Dopo due dischi, Grizzly Bear fa uscire un EP molto speciale, intanto perchè con 10 tracce e mezza è un EP bello cicciottello, poi perchè invece di contenere le solite versioni alternative (magari quelle scartate dai precedenti lavori) qui troviamo brani nuovi insieme a brani vecchi ma ripensati e risuonati in modo totalmente differente, poi un remix assai breve e molto freaky, cover di antiche glorie eseguite da Grizzly Bear (“He Hit Me”, una ballata scritta da Carole King e cantata da Jodie Miller nel 1965), e cover di brani di Grizzly Bear eseguite da musicisti scelti non certo per affinità  di sound (il sound dei Grizzly Bear è praticamente impossibile da etichettare, ma quello di CSS, Band of Horses e Atlas Sound ne è certo lontano qualche anno-luce…) ma perchè amici (ecco qui il titolo) con cui si è condivisa qualche strada. Un viaggio confortevole nelle cose amate e con persone amate.
D’altronde è un po’ anche la storia del gruppo: dai nastri fatti a casa di Edward Droste alla collaborazione fondamentale con Christopher Bear che ha portato al primo disco, “Horn of Plenty”, il passaparola nell’underground, l’ingresso di altre due anime gemelle, Chris Taylor e Daniel Rossen, innumerevoli concerti, il secondo disco, “Yellow House”: tutto frutto di strade fatte insieme.

Insomma, un EP che è a tutti gli effetti un disco “nuovo”, quasi una dichiarazione di intenti da parte dei quattro di Brooklyn, un riepilogo di quanto fatto finora e uno sguardo alle strade che si parano innanzi.
E il fatto che Grizzly Bear abbia raggiunto una splendida maturità  artistica è testimoniato dal fatto che le strade che abbiamo davanti sono davvero tante: alla base c’è la forma-canzone, ma su questa si innesta un sound che più eclettico non si può: andiamo dal freak folk (sì, ci sono pure banjos, cose tradizionali, ecc.) ai suoni complessi creati con strati su strati di oggetti e strumenti acustici ed elettronici, dall’hi-fi di orchestrazioni con violini e ottoni al lo-fi di rumori di cose che si frantumano come le storie di amore e di relazioni raccontate in testi talvolta brevi e fulminanti.
Tanta è la carne al fuoco che nel corso della carriera i ragazzi sono stati paragonati agli artisti più disparati (e a volta improbabili…): Syd Barret, Brian Eno, Nick Drake… Ma Grizzly Bear non ha paura di essere se stesso, e allo stesso tempo di reinventarsi con grande coraggio: andate a sentire le nuove versioni di “Shift” o di “Little Brother”.
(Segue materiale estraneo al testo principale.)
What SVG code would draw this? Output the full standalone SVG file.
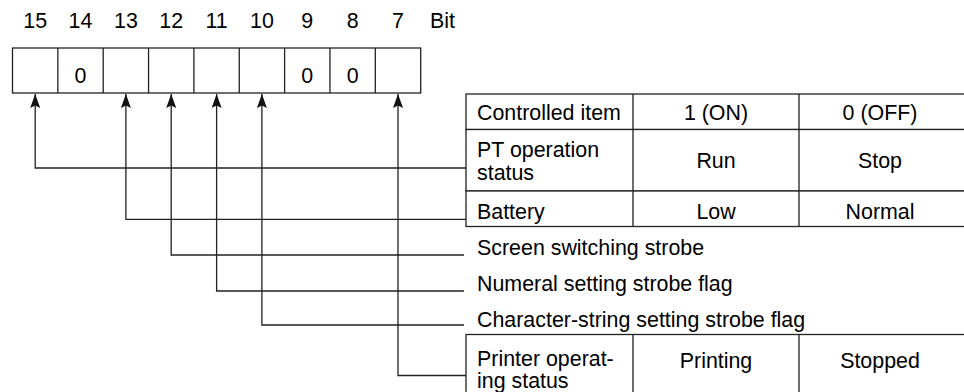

Così come davvero (re)invenzioni sono le tre cover: CSS trasforma “Knife” in un surf elettrico con suoni e drum machine molto eighties); “Atlas Sound” (aka Bradford Cox dei Deerhunter) fa lo stessissimo pezzo, ma i suoni, molto stranianti, fanno molto… beh, proprio Grizzly Bear! Band of Horses si cimenta con “Plans”, cui dà  un deciso sapore country & western à  la “O Brother Where Art Thou”, che viene però irruvidito alla fine da una chitarra distorta e flangerata…
Bellissimo il brano di apertura: una magnifica versione corale di “Alligator” da “Horn of Plenty”, con in evidenza l’inconfondibile voce di Zach Condon (aka Beirut), aperta da una flauto quasi indiano, sostenuta poi da un potente muro di suono e conclusa da un incredibile passaggio di ottoni stile hollywood e grappoli liquidi di note di pianoforte…

Ah, dimenticavo, la mezza traccia che menzionavo all’inizio è un breve brano attaccato dopo una pausa di quasi un minuto all’ultimo pezzo (“Dirt Blue Sea”, una ballata tradizionale acustica e intimista proveniente da “Horn of Plenty”): una frenesia a metà  tra flamenco elettrico e “Misirlou”, il tema celeberrimo di Pulp Fiction…

Sono proprio curioso di vedere dove andranno a parare nel prossimo disco!